I’ve just watched Youngest(TM) run through the playground. His whole being – legs, elbows, face, brain, eyebrows – is being applied to the cause; he is utterly committed. That much effort is normally only ever expended when you’re tr ying to get from A to B, but he’s running in a gradual arc, building up speed in a mathematically perfect circle. What comes to mind, is either one of those stunt motorbikes who race inside a gigantic Barrel of Death (I haven’t got broadband at this moment, I can’t look up the precise term) or perhaps a rower who’s lost an oar.

The Boy also hurtles around with abandon. His is less gurning effort, more the attempt at nonchalance, while obviously running as fast as he possibly can. Competitive, in as laid back a manner as he can possibly manage.

Youngest(TM) and The Boy – and most children, seemingly – run from one lamp post to another, out of Sainsbury’s and into the car, across the room, up the stairs, through NCP car parks, up wheelchair ramps, wherever, basically. They run for the sake of it, it’s their default speed. You even have to make a point of telling them to stop, you don’t often do that with adults.

Adults rarely run, except for the following reasons. I’ve been thinking about this, and here are the three main ones:

The Unexpected Comedy Run. I’m talking about that awkward, injury-inducing act of running for a bus, desperate when it’s yourself, comical when it’s someone else. This is energy expended in order to be able to have a sit down. And it often looks like it that is the prize they most seek. (You can transpose here, a train perhaps, or even when someone has a letter in their hand, and the postman is emptying the letterbox. Is there no finer example of Middle England slapstick comedy than these moments?)

The Politeness to Strangers run. This is that little half-skip, half-run when a driver has let you cross the road. An attempt at an ever so small speed-up – more a demonstration that you are in some way trying to speed up – that doesn’t make that much difference, but is an acknowledgement from pedestrian to vehicle. Another classic Middle England moment.

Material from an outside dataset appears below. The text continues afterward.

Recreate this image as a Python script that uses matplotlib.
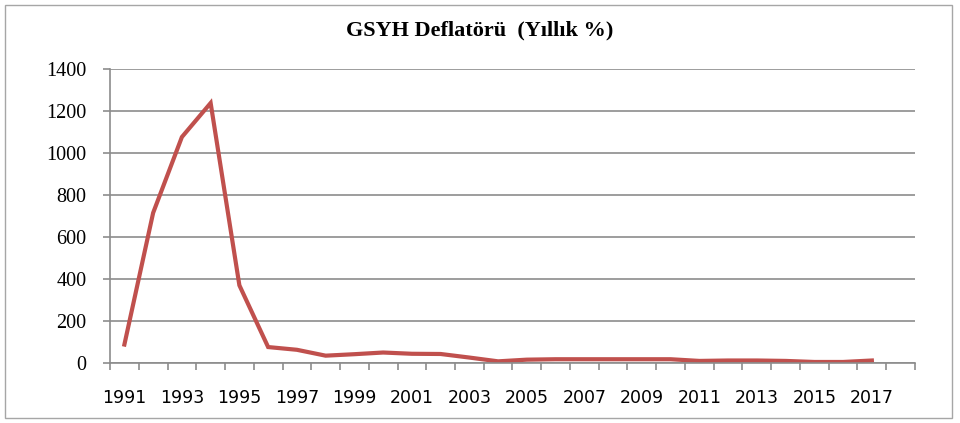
import numpy as np
import matplotlib.pyplot as plt
from matplotlib.patches import Rectangle

# === Veri ===
years = list(range(1991, 2019))
deflator = [88, 715, 1076, 1238, 370, 76, 63, 35, 42, 50, 44, 43, 26, 8, 16, 18, 18, 18, 18, 18,
            10, 12, 12, 10, 5, 5, 12, None]
title = "GSYH Deflatörü  (Yıllık %)"
line_color = "#C0504D"
grid_color = "#8C8C8C"

fig = plt.figure(figsize=(9.6, 4.23), dpi=100)
ax = fig.add_axes([0.1146, 0.1418, 0.8385, 0.6951])

x = np.arange(len(years))
y = np.array([np.nan if v is None else v for v in deflator], dtype=float)
ax.plot(x, y, color=line_color, linewidth=3, solid_joinstyle="miter")

# === Eksenler ===
ax.set_xlim(-0.5, len(years) - 0.5)
ax.set_ylim(0, 1400)
ax.set_yticks(np.arange(0, 1401, 200))
ax.set_yticklabels([str(v) for v in range(0, 1401, 200)], fontsize=14.5, family="Liberation Serif")
ax.yaxis.grid(True, color=grid_color, linewidth=1.2)
ax.set_axisbelow(True)

ax.set_xticks(np.arange(-0.5, len(years), 1))
ax.set_xticklabels([])
ax.set_xticks(x[::2], minor=True)
ax.set_xticklabels([str(yr) for yr in years[::2]], minor=True, fontsize=12.5, family="DejaVu Sans")
ax.tick_params(axis="x", which="major", length=5, color=grid_color, width=1.2, direction="out")
ax.tick_params(axis="x", which="minor", length=0, pad=19)
ax.tick_params(axis="y", length=5, color=grid_color, width=1.2, pad=12)

for s in ["top", "right"]:
    ax.spines[s].set_visible(False)
for s in ["left", "bottom"]:
    ax.spines[s].set_color(grid_color)
    ax.spines[s].set_linewidth(1.2)

fig.text(0.5, 0.927, title, ha="center", va="center", fontsize=16, fontweight="bold",
         family="Liberation Serif")

# çerçeve
fig.patches.append(Rectangle((5 / 960, 5 / 423), 947 / 960, 413 / 423, transform=fig.transFigure,
                             fill=False, edgecolor="#A6A6A6", linewidth=1))

plt.savefig("out.png", dpi=100)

But the main moment is adults run to burn calories. Running, jogging, call it what you will. I’m very much a part of this. (I also run for buses, and do that half-skip on pedestrian crossings). Round and round the park I go, joining a pounding, non-talking, slightly out breath community of fellow calorie-shifters in their outfits of varied professionalism ( I go for what I call painter and decorator fleeing from a disgruntled client chic). Clockwise or anti-clockwise, that’s the only choice, otherwise we probably look like hamsters on a wheel. Don’t get me wrong, I enjoy it. I miss it when I don’t do it. But I’m not sure – I might be wrong – that I have the same expression of sheer enjoyment on my face when I’m running that Youngest(TM) does.